▶ [SHORT EXERCISE]
In the material below, please retype the lines from the very first through the one with "const y = d3.scaleLinear().domain([0, 8]).range([plotB, plotT]);", exactly and without pictures.

══════════════════════════════

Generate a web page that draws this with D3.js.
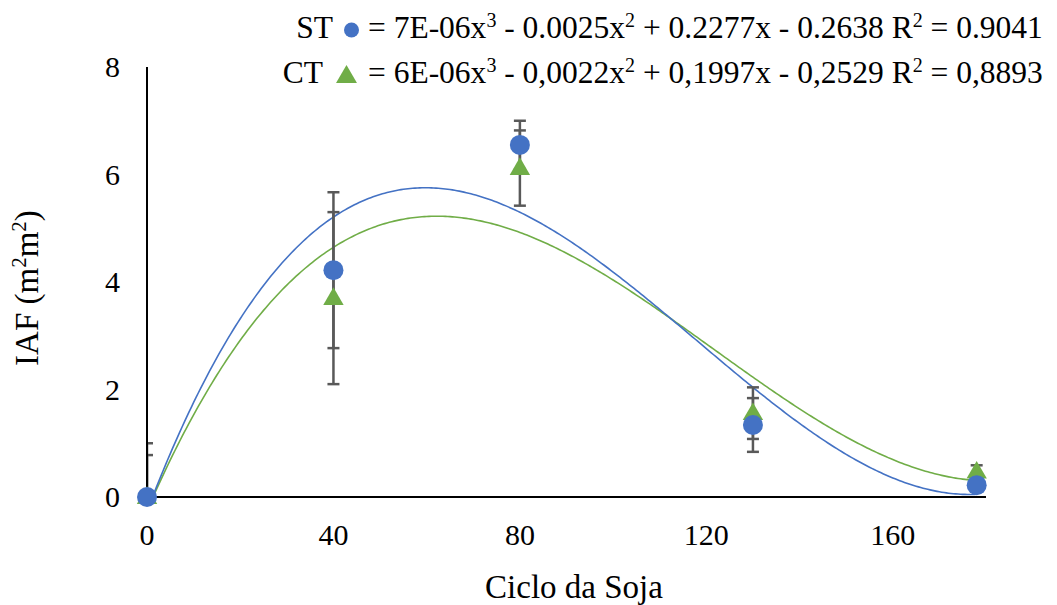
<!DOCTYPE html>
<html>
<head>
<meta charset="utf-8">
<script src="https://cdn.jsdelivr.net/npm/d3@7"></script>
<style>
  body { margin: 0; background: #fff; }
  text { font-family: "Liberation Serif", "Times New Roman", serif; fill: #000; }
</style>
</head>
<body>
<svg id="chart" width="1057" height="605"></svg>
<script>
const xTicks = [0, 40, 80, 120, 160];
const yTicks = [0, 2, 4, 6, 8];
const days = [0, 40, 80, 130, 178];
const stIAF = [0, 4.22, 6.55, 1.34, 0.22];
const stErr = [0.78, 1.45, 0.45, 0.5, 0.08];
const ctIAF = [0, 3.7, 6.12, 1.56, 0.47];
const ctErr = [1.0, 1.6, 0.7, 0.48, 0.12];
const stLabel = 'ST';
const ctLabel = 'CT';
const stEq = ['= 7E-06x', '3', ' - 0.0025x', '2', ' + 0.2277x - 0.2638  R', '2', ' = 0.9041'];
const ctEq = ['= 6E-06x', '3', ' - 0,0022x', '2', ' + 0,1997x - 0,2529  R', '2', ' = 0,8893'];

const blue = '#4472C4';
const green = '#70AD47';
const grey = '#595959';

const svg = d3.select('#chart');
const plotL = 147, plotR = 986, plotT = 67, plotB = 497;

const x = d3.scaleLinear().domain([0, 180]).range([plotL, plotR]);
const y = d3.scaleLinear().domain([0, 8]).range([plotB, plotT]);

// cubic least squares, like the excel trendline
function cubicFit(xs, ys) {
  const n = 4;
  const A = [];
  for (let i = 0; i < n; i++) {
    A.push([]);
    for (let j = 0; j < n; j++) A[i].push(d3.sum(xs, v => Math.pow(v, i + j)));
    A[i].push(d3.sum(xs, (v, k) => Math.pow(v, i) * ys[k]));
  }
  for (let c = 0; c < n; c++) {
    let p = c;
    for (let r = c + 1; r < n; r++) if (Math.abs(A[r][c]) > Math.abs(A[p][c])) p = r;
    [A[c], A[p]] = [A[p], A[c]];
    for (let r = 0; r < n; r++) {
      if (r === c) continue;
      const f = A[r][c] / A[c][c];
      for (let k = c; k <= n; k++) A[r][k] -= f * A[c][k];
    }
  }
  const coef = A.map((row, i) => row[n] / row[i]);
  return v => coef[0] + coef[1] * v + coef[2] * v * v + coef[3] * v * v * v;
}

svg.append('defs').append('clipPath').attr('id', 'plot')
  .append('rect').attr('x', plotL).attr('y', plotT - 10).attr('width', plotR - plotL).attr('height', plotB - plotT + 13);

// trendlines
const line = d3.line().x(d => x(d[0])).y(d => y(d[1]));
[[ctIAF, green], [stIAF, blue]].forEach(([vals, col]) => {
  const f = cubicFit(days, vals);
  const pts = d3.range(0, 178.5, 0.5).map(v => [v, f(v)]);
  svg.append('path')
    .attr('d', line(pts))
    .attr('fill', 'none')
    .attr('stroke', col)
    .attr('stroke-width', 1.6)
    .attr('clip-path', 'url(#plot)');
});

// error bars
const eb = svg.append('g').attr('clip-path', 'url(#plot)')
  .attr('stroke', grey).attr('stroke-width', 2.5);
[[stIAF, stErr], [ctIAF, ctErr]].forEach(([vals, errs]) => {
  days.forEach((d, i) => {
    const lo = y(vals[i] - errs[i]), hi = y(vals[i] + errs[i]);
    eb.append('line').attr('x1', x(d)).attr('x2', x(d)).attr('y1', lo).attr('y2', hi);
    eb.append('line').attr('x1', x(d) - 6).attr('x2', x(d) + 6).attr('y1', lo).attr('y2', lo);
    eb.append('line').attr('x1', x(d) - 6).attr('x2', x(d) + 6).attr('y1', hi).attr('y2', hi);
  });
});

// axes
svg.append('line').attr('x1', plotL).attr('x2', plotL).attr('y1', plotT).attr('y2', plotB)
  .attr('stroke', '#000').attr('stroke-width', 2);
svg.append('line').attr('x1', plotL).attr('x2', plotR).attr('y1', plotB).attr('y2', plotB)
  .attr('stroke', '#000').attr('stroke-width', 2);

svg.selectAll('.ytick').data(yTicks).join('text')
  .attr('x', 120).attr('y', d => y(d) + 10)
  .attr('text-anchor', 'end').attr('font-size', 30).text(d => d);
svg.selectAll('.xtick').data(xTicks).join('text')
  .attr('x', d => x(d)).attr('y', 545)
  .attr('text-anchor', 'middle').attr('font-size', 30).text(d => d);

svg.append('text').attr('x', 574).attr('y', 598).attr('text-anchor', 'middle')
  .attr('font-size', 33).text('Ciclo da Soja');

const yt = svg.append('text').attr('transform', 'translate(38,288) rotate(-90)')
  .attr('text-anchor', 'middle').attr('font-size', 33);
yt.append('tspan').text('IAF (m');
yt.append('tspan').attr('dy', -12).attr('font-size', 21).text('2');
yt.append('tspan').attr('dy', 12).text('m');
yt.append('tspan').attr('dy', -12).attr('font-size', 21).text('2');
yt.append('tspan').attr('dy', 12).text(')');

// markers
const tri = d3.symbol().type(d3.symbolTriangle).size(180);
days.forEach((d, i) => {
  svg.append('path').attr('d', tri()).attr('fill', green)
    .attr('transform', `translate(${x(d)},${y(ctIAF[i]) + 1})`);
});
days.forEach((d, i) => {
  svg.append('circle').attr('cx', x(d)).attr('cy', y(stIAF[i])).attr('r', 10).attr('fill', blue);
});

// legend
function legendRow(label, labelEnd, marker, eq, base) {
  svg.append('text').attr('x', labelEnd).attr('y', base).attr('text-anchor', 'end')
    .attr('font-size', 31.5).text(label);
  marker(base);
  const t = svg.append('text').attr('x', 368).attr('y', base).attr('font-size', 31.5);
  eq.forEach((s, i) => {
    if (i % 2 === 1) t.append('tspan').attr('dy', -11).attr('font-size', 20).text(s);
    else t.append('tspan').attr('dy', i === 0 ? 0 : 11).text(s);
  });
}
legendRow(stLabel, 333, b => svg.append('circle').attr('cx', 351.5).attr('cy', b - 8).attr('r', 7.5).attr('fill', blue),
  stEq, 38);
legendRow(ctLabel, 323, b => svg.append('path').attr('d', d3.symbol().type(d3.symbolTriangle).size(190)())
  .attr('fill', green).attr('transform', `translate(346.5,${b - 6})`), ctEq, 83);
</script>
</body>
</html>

══════════════════════════════

▶ [OUTPUT FOR THIS EXERCISE]
Generate a web page that draws this with D3.js.
<!DOCTYPE html>
<html>
<head>
<meta charset="utf-8">
<script src="https://cdn.jsdelivr.net/npm/d3@7"></script>
<style>
  body { margin: 0; background: #fff; }
  text { font-family: "Liberation Serif", "Times New Roman", serif; fill: #000; }
</style>
</head>
<body>
<svg id="chart" width="1057" height="605"></svg>
<script>
const xTicks = [0, 40, 80, 120, 160];
const yTicks = [0, 2, 4, 6, 8];
const days = [0, 40, 80, 130, 178];
const stIAF = [0, 4.22, 6.55, 1.34, 0.22];
const stErr = [0.78, 1.45, 0.45, 0.5, 0.08];
const ctIAF = [0, 3.7, 6.12, 1.56, 0.47];
const ctErr = [1.0, 1.6, 0.7, 0.48, 0.12];
const stLabel = 'ST';
const ctLabel = 'CT';
const stEq = ['= 7E-06x', '3', ' - 0.0025x', '2', ' + 0.2277x - 0.2638  R', '2', ' = 0.9041'];
const ctEq = ['= 6E-06x', '3', ' - 0,0022x', '2', ' + 0,1997x - 0,2529  R', '2', ' = 0,8893'];

const blue = '#4472C4';
const green = '#70AD47';
const grey = '#595959';

const svg = d3.select('#chart');
const plotL = 147, plotR = 986, plotT = 67, plotB = 497;

const x = d3.scaleLinear().domain([0, 180]).range([plotL, plotR]);
const y = d3.scaleLinear().domain([0, 8]).range([plotB, plotT]);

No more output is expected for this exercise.